------ Records for the exercise ------

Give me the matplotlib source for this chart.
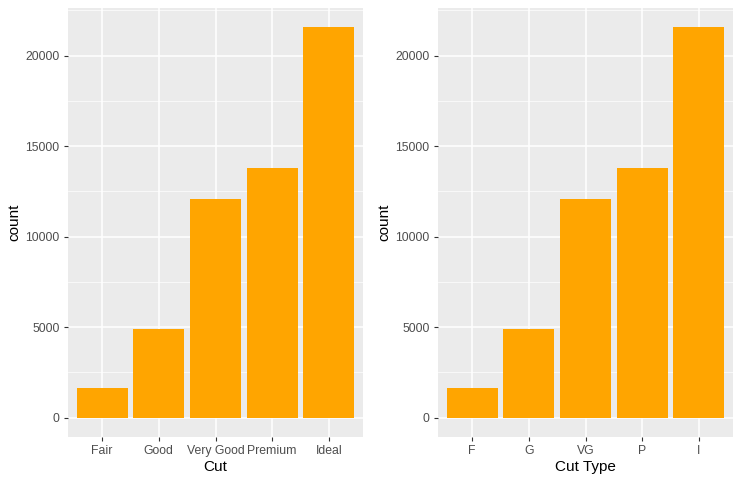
import numpy as np
import matplotlib
matplotlib.use("Agg")
import matplotlib.pyplot as plt
from matplotlib.ticker import MultipleLocator

plt.rcParams["font.family"] = ["Liberation Sans", "DejaVu Sans"]

cuts = ["Fair", "Good", "Very Good", "Premium", "Ideal"]
cut_short = ["F", "G", "VG", "P", "I"]
counts = [1610, 4906, 12082, 13791, 21551]

fig = plt.figure(figsize=(7.4, 4.82), dpi=100)
W, H = 740, 482

# panel boxes in pixels: left, top, right, bottom
panels = [(68, 8, 363, 437, cuts, "Cut"),
          (438, 8, 733, 437, cut_short, "Cut Type")]

for (l, t, r, b, labels, xlab) in panels:
    ax = fig.add_axes([l / W, 1 - b / H, (r - l) / W, (b - t) / H])
    ax.set_facecolor("#EBEBEB")
    x = np.arange(1, len(counts) + 1)
    ax.bar(x, counts, width=0.9, color="#FFA500", zorder=3)
    ax.set_xlim(0.4, len(counts) + 0.6)
    top = max(counts)
    ax.set_ylim(-0.05 * top, 1.05 * top)
    ax.set_xticks(x)
    ax.set_xticklabels(labels)
    ax.yaxis.set_major_locator(MultipleLocator(5000))
    ax.yaxis.set_minor_locator(MultipleLocator(2500))
    ax.grid(which="major", color="white", linewidth=1.1, zorder=0)
    ax.grid(which="minor", axis="y", color="white", linewidth=0.5, zorder=0)
    ax.set_axisbelow(True)
    for s in ax.spines.values():
        s.set_visible(False)
    ax.tick_params(which="major", length=3, width=0.8, color="#333333",
                   labelsize=8.8, labelcolor="#4D4D4D", pad=3)
    ax.tick_params(which="minor", length=0)
    ax.set_xlabel(xlab, fontsize=11, color="black", labelpad=2)
    ax.set_ylabel("count", fontsize=11, color="black", labelpad=3)

fig.savefig("out.png", dpi=100)
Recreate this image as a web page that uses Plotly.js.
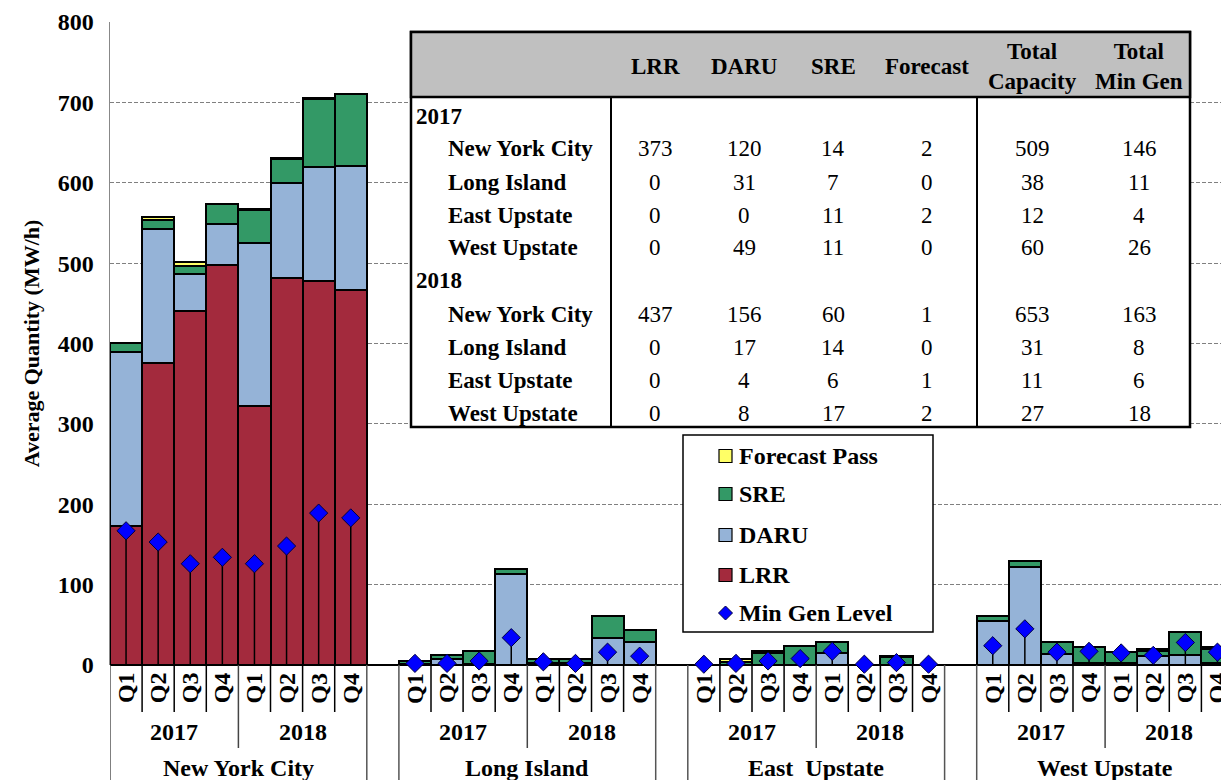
<!DOCTYPE html>
<html><head><meta charset="utf-8">
<script src="https://cdn.plot.ly/plotly-3.0.1.min.js"></script>
<style>html,body{margin:0;padding:0;overflow:hidden;background:#fff}</style>
</head><body><div id="chart" style="width:1221px;height:780px"></div>
<script>
// ---- data ----
const regions = ["New York City", "Long Island", "East\u00a0 Upstate", "West Upstate"];
const years = ["2017", "2018"];
const quarters = ["Q1", "Q2", "Q3", "Q4"];
// values per region: 2017 Q1..Q4, 2018 Q1..Q4
const lrr = [173, 376, 440, 498, 322, 481, 478, 466,
             0, 0, 0, 0, 0, 0, 0, 0,
             0, 0, 0, 0, 0, 0, 0, 0,
             0, 0, 0, 0, 0, 0, 0, 0];
const daru = [217, 166, 46, 51, 203, 119, 141, 155,
              1, 7, 1, 113, 2, 2, 34, 29,
              0, 0, 0, 0, 15, 0, 0, 0,
              55, 122, 14, 2, 2, 11, 12, 3];
const sre = [11, 12, 10, 25, 41, 30, 85, 89,
             4, 6, 16, 6, 6, 6, 27, 15,
             0, 4, 15, 24, 14, 0, 10, 0,
             6, 7, 15, 20, 14, 6, 29, 17];
const forecastPass = [0, 3, 5, 0, 1, 1, 1, 1,
                      0, 0, 0, 0, 0, 0, 0, 0,
                      0, 3, 3, 0, 0, 0, 1, 0,
                      0, 0, 0, 0, 0, 3, 0, 3];
const minGen = [167, 153, 126, 134, 126, 148, 189, 183,
                2, 2, 5, 34, 4, 2, 16, 11,
                1, 2, 5, 8, 17, 1, 3, 1,
                24, 45, 16, 17, 15, 12, 28, 16];
const yTicks = [0, 100, 200, 300, 400, 500, 600, 700, 800];

const tableColumns = ["LRR", "DARU", "SRE", "Forecast", "Total<br>Capacity", "Total<br>Min Gen"];
const tableRegions = ["New York City", "Long Island", "East Upstate", "West Upstate"];
const table2017 = [[373, 120, 14, 2, 509, 146], [0, 31, 7, 0, 38, 11], [0, 0, 11, 2, 12, 4], [0, 49, 11, 0, 60, 26]];
const table2018 = [[437, 156, 60, 1, 653, 163], [0, 17, 14, 0, 31, 8], [0, 4, 6, 1, 11, 6], [0, 8, 17, 2, 27, 18]];

const legendItems = ["Forecast Pass", "SRE", "DARU", "LRR", "Min Gen Level"];

// ---- styling ----
const FONT = "Liberation Serif, Times New Roman, serif";
const C_LRR = "#A32A3D", C_DARU = "#95B3D7", C_SRE = "#339966", C_FP = "#FFFF66", C_MG = "#0000FF";
const PL = 110, PR = 1221, PT = 22, PB = 665;
const px = v => (v - PL) / (PR - PL);
const py = v => (PB - v) / (PB - PT);

const slotX = [];
regions.forEach((r, ri) => { for (let i = 0; i < 8; i++) slotX.push(ri * 9 + i); });

const barLine = {color: "#000", width: 2};
function barTrace(name, vals, color) {
  return {type: "bar", name: name, x: slotX, y: vals, width: 1,
    marker: {color: color, line: barLine}, showlegend: false, hoverinfo: "skip"};
}
const traces = [
  barTrace("LRR", lrr, C_LRR),
  barTrace("DARU", daru, C_DARU),
  barTrace("SRE", sre, C_SRE),
  barTrace("Forecast Pass", forecastPass, C_FP),
  {type: "scatter", mode: "markers", name: "Min Gen Level", x: slotX, y: minGen,
   marker: {symbol: "diamond", size: 14, color: C_MG, line: {color: "#000040", width: 1}},
   error_y: {type: "data", symmetric: false, array: minGen.map(() => 0), arrayminus: minGen,
             width: 0, color: "#000", thickness: 1.5},
   cliponaxis: false, showlegend: false, hoverinfo: "skip"}
];

const shapes = [];
const annotations = [];
const bold = (size) => ({family: FONT, size: size, color: "#000", weight: "bold"});
const reg = (size) => ({family: FONT, size: size, color: "#000"});

// category axis
regions.forEach((r, ri) => {
  for (let k = 0; k <= 8; k++) {
    const xb = ri * 9 + k - 0.5;
    let yEnd = py(712), col = "#000", w = 1.5;
    if (k === 0 || k === 8) { yEnd = py(790); col = "#555"; w = 1.5; }
    else if (k === 4) { yEnd = py(748); col = "#444"; w = 1.5; }
    shapes.push({type: "line", xref: "x", yref: "paper", x0: xb, x1: xb, y0: 0, y1: yEnd,
                 line: {color: col, width: w}, layer: "above"});
  }
  for (let i = 0; i < 8; i++) {
    annotations.push({xref: "x", yref: "paper", x: ri * 9 + i, y: py(688), text: quarters[i % 4],
      textangle: -90, showarrow: false, font: bold(24), xanchor: "center", yanchor: "middle"});
  }
  years.forEach((yr, yi) => {
    annotations.push({xref: "x", yref: "paper", x: ri * 9 + 1.5 + yi * 4, y: py(732), text: yr,
      showarrow: false, font: bold(24), xanchor: "center", yanchor: "middle"});
  });
  annotations.push({xref: "x", yref: "paper", x: ri * 9 + 3.5, y: py(768), text: regions[ri],
    showarrow: false, font: bold(24), xanchor: "center", yanchor: "middle"});
});

// table
const TL = 411, TR = 1190, TT = 32, TB = 427, TH = 97;
shapes.push({type: "rect", xref: "paper", yref: "paper", x0: px(TL), x1: px(TR), y0: py(TB), y1: py(TT),
  fillcolor: "#fff", line: {color: "#000", width: 2.5}, layer: "above"});
shapes.push({type: "rect", xref: "paper", yref: "paper", x0: px(TL), x1: px(TR), y0: py(TH), y1: py(TT),
  fillcolor: "#C0C0C0", line: {color: "#000", width: 2.5}, layer: "above"});
[611, 977].forEach(xv => shapes.push({type: "line", xref: "paper", yref: "paper",
  x0: px(xv), x1: px(xv), y0: py(TB), y1: py(TH), line: {color: "#000", width: 2}, layer: "above"}));
const colCenters = [655, 744, 833, 927, 1032, 1139];
tableColumns.forEach((c, ci) => {
  annotations.push({xref: "paper", yref: "paper", x: px(colCenters[ci]), y: py(67), text: c,
    showarrow: false, font: bold(23), xanchor: "center", yanchor: "middle", align: "center"});
});
const rowStep = 33;
[[years[0], table2017, 116], [years[1], table2018, 281]].forEach(([yr, tbl, y0]) => {
  annotations.push({xref: "paper", yref: "paper", x: px(414), y: py(y0), text: yr,
    showarrow: false, font: bold(23), xanchor: "left", yanchor: "middle"});
  tbl.forEach((row, ri) => {
    const yy = y0 + rowStep * (ri + 1);
    annotations.push({xref: "paper", yref: "paper", x: px(446), y: py(yy), text: tableRegions[ri],
      showarrow: false, font: bold(23), xanchor: "left", yanchor: "middle"});
    row.forEach((v, ci) => {
      annotations.push({xref: "paper", yref: "paper", x: px(colCenters[ci]), y: py(yy), text: String(v),
        showarrow: false, font: reg(23), xanchor: "center", yanchor: "middle"});
    });
  });
});

// legend box
shapes.push({type: "rect", xref: "paper", yref: "paper", x0: px(683), x1: px(933), y0: py(632), y1: py(435),
  fillcolor: "#fff", line: {color: "#000", width: 1.5}, layer: "above"});
const legColors = [C_FP, C_SRE, C_DARU, C_LRR];
const legY = [456, 494, 535, 575, 613];
legendItems.forEach((name, i) => {
  const yc = legY[i];
  if (i < 4) {
    shapes.push({type: "rect", xref: "paper", yref: "paper", x0: px(719), x1: px(732), y0: py(yc + 6.5), y1: py(yc - 6.5),
      fillcolor: legColors[i], line: {color: "#000", width: 1.2}, layer: "above"});
  } else {
    const cx = 725.5, r = 7;
    const pth = `M${px(cx)},${py(yc - r)} L${px(cx + r)},${py(yc)} L${px(cx)},${py(yc + r)} L${px(cx - r)},${py(yc)} Z`;
    shapes.push({type: "path", xref: "paper", yref: "paper", path: pth,
      fillcolor: C_MG, line: {color: "#000040", width: 1}, layer: "above"});
  }
  annotations.push({xref: "paper", yref: "paper", x: px(737), y: py(yc), text: name,
    showarrow: false, font: bold(24), xanchor: "left", yanchor: "middle"});
});

const layout = {
  width: 1221, height: 780,
  margin: {l: PL, r: 0, t: PT, b: 780 - PB, pad: 0},
  paper_bgcolor: "#fff", plot_bgcolor: "#fff",
  barmode: "stack", bargap: 0,
  showlegend: false,
  font: {family: FONT, color: "#000"},
  xaxis: {range: [-0.5, -0.5 + (PR - PL) / 32.1], showticklabels: false, showgrid: false,
          zeroline: false, showline: false, ticks: "", fixedrange: true},
  yaxis: {range: [0, 800], tickvals: yTicks, ticktext: yTicks.map(String),
          tickfont: bold(24), showgrid: true, gridcolor: "#808080", griddash: "4px,2px", gridwidth: 1,
          zeroline: true, zerolinecolor: "#000", zerolinewidth: 2,
          showline: true, linecolor: "#888", linewidth: 1.5,
          ticks: "outside", ticklen: 10, tickcolor: "rgba(0,0,0,0)",
          title: {text: "Average Quantity (MW/h)", font: bold(22), standoff: 12},
          fixedrange: true},
  shapes: shapes,
  annotations: annotations
};
Plotly.newPlot("chart", traces, layout, {displayModeBar: false, staticPlot: true});
</script></body></html>
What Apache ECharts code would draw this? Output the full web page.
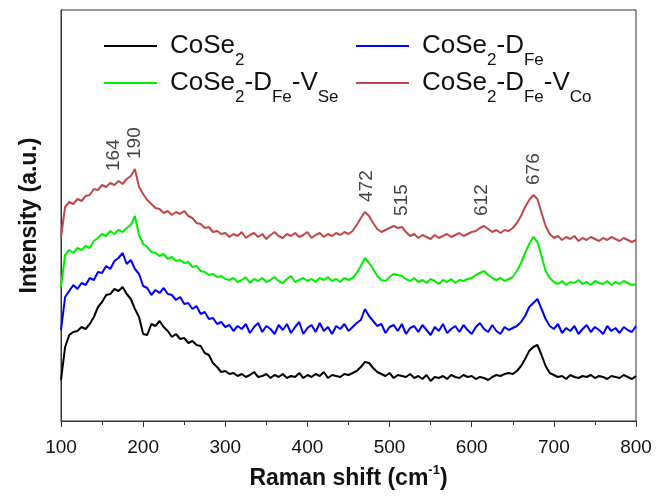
<!DOCTYPE html>
<html><head><meta charset="utf-8">
<script src="https://cdn.jsdelivr.net/npm/echarts@6/dist/echarts.min.js"></script>
<style>html,body{margin:0;padding:0;background:#fff}#c{width:659px;height:497px}</style>
</head><body><div id="c"></div>
<script>
// Raman shift (cm-1) sampling grid
const ramanShift = [
100,105,110,115,120,125,130,135,140,145,
150,155,160,165,170,175,180,185,190,195,
200,205,210,215,220,225,230,235,240,245,
250,255,260,265,270,275,280,285,290,295,
300,305,310,315,320,325,330,335,340,345,
350,355,360,365,370,375,380,385,390,395,
400,405,410,415,420,425,430,435,440,445,
450,455,460,465,470,475,480,485,490,495,
500,505,510,515,520,525,530,535,540,545,
550,555,560,565,570,575,580,585,590,595,
600,605,610,615,620,625,630,635,640,645,
650,655,660,665,670,675,680,685,690,695,
700,705,710,715,720,725,730,735,740,745,
750,755,760,765,770,775,780,785,790,795,
800];

// Intensity (a.u., stacked offsets as drawn)
const cose2 = [
41,74,86,89,90,94,92,97,104,114,
119,126,127,132,130,134,127,122,112,104,
87,86,97,95,100,94,90,84,87,82,
83,78,80,76,75,68,66,58,54,49,
50,47,48,45,47,44,46,49,44,45,
47,43,46,44,47,43,45,44,48,43,
46,44,47,45,49,43,46,45,44,47,
46,48,50,54,59,58,53,49,47,45,
48,43,46,45,44,47,43,45,42,46,
40,44,43,45,42,46,44,43,46,44,
45,42,44,43,41,44,46,45,47,48,
47,50,55,62,70,74,76,66,55,48,
46,44,45,42,46,44,43,45,44,46,
43,45,44,42,45,44,43,46,44,42,
45];

const cose2Dfe = [
91,124,130,136,132,138,136,143,141,149,
148,155,152,160,163,168,157,161,152,147,
135,133,126,131,128,133,127,126,121,124,
117,118,112,115,107,109,102,103,97,99,
94,96,90,95,92,97,88,94,98,89,
95,92,87,96,91,97,88,94,99,87,
93,96,89,98,90,94,87,95,92,97,
90,94,98,101,112,105,100,95,97,88,
94,96,90,97,87,93,95,89,96,91,
86,94,90,97,88,92,95,89,96,91,
87,94,98,92,89,96,90,87,94,91,
93,95,99,105,114,118,122,112,102,95,
92,97,88,93,90,95,87,92,96,89,
94,91,87,95,90,93,88,94,91,89,
95];

const cose2DfeVse = [
134,166,171,168,173,171,175,173,180,183,
187,185,190,187,191,189,193,196,205,186,
177,174,169,168,165,167,162,164,160,161,
158,159,154,155,150,149,146,147,144,145,
142,141,143,139,141,144,138,142,140,143,
139,141,144,140,138,142,145,139,141,143,
140,142,139,143,141,144,140,142,139,143,
141,143,148,155,163,158,152,145,141,140,
144,147,146,145,142,140,143,139,141,138,
142,140,137,141,139,142,138,141,140,142,
143,146,148,150,146,143,141,143,140,142,
144,150,158,168,177,184,179,165,150,143,
139,137,140,136,139,138,141,137,139,136,
140,138,137,140,136,139,137,140,138,136,
137];

const cose2DfeVco = [
184,214,219,217,222,220,225,226,232,231,
236,234,238,236,240,237,242,245,252,234,
227,221,217,213,212,208,210,206,209,207,
210,205,203,198,197,193,194,189,190,187,
188,184,187,185,189,183,186,188,184,187,
182,186,189,185,183,187,185,188,184,186,
189,183,186,188,184,187,185,188,186,189,
187,190,196,203,209,205,198,192,189,191,
193,195,193,194,189,185,187,183,186,184,
182,186,183,185,187,184,186,188,185,187,
189,190,193,195,192,189,191,188,191,190,
193,198,205,214,221,226,222,208,195,187,
183,185,181,184,182,185,180,183,181,184,
182,180,183,181,184,182,180,183,181,179,
181];

const seriesNames = ['CoSe2', 'CoSe2-DFe', 'CoSe2-DFe-VSe', 'CoSe2-DFe-VCo'];
const seriesRich = [
  '{sp| }{n|CoSe}{s|2}',
  '{sp| }{n|CoSe}{s|2}{n|-D}{s|Fe}',
  '{sp| }{n|CoSe}{s|2}{n|-D}{s|Fe}{n|-V}{s|Se}',
  '{sp| }{n|CoSe}{s|2}{n|-D}{s|Fe}{n|-V}{s|Co}'
];
const peakPositions = [164, 190, 472, 515, 612, 676];
const xMin = 100, xMax = 800, xStep = 100;

const FONT = '"Liberation Sans", Arial, Helvetica, sans-serif';
const seriesData = [cose2, cose2Dfe, cose2DfeVse, cose2DfeVco];
const seriesColors = ['#000000', '#0000ff', '#00ee00', '#c0474a'];

// label anchors follow the top (red) trace near each peak
const peakData = peakPositions.map(p => {
  let m = -Infinity;
  ramanShift.forEach((x, i) => { if (Math.abs(x - p) <= 10) m = Math.max(m, cose2DfeVco[i]); });
  return [p, m];
});

const legendRich = {
  sp: { width: 8, fontSize: 10, fontFamily: FONT },
  n: { fontSize: 26, fontFamily: FONT, color: '#111', lineHeight: 26, verticalAlign: 'middle' },
  s: { fontSize: 17, fontFamily: FONT, color: '#111', lineHeight: 46, verticalAlign: 'bottom' }
};

const legendPos = [[104, 33], [356, 33], [104, 70], [356, 70]];

const chart = echarts.init(document.getElementById('c'), null, { renderer: 'canvas' });
chart.setOption({
  animation: false,
  backgroundColor: '#fff',
  grid: { left: 61, right: 23, top: 10, bottom: 76, show: true, borderColor: '#333', borderWidth: 1, backgroundColor: 'transparent' },
  legend: seriesNames.map((nm, i) => ({
    data: [nm], left: legendPos[i][0], top: legendPos[i][1], padding: 0,
    icon: 'rect', itemWidth: 53, itemHeight: 2, selectedMode: false,
    formatter: () => seriesRich[i],
    textStyle: { rich: legendRich }
  })),
  xAxis: {
    type: 'value', min: xMin, max: xMax, interval: xStep,
    name: '{n|Raman shift (cm}{sup|-1}{n|)}', nameLocation: 'middle', nameGap: 43,
    nameTextStyle: {
      rich: {
        n: { fontSize: 23, fontWeight: 'bold', fontFamily: FONT, color: '#111', lineHeight: 30, verticalAlign: 'middle' },
        sup: { fontSize: 13, fontWeight: 'bold', fontFamily: FONT, color: '#111', lineHeight: 14, verticalAlign: 'top' }
      }
    },
    axisLine: { show: true, onZero: false, lineStyle: { color: '#333', width: 1 } },
    axisTick: { show: true, length: 6, lineStyle: { color: '#333' } },
    minorTick: { show: true, splitNumber: 2, length: 4, lineStyle: { color: '#333' } },
    axisLabel: { fontSize: 19, fontFamily: FONT, color: '#111', margin: 17 },
    splitLine: { show: false }
  },
  yAxis: {
    type: 'value', min: 0, max: 411,
    name: 'Intensity (a.u.)', nameLocation: 'middle', nameGap: 20,
    nameTextStyle: { fontSize: 23, fontWeight: 'bold', fontFamily: FONT, color: '#111' },
    axisLine: { show: true, lineStyle: { color: '#333', width: 1 } },
    axisTick: { show: false }, axisLabel: { show: false }, splitLine: { show: false }
  },
  series: seriesNames.map((nm, i) => ({
    name: nm, type: 'line', symbol: 'none', showSymbol: false,
    data: ramanShift.map((x, j) => [x, seriesData[i][j]]),
    lineStyle: { color: seriesColors[i], width: 2 },
    itemStyle: { color: seriesColors[i] }
  })).concat([{
    name: 'peaks', type: 'scatter', symbolSize: 0, silent: true,
    data: peakData,
    label: {
      show: true, position: 'top', distance: 10, rotate: 90,
      align: 'left', verticalAlign: 'middle',
      fontSize: 19, fontFamily: FONT, color: '#111',
      formatter: p => String(p.value[0])
    }
  }])
});
</script></body></html>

------

Which lines contain "page"? Show each of them.

- **Reply**
Recreate this image as a web page that uses Plotly.js.
What Apache ECharts code would draw this? Output the full web page.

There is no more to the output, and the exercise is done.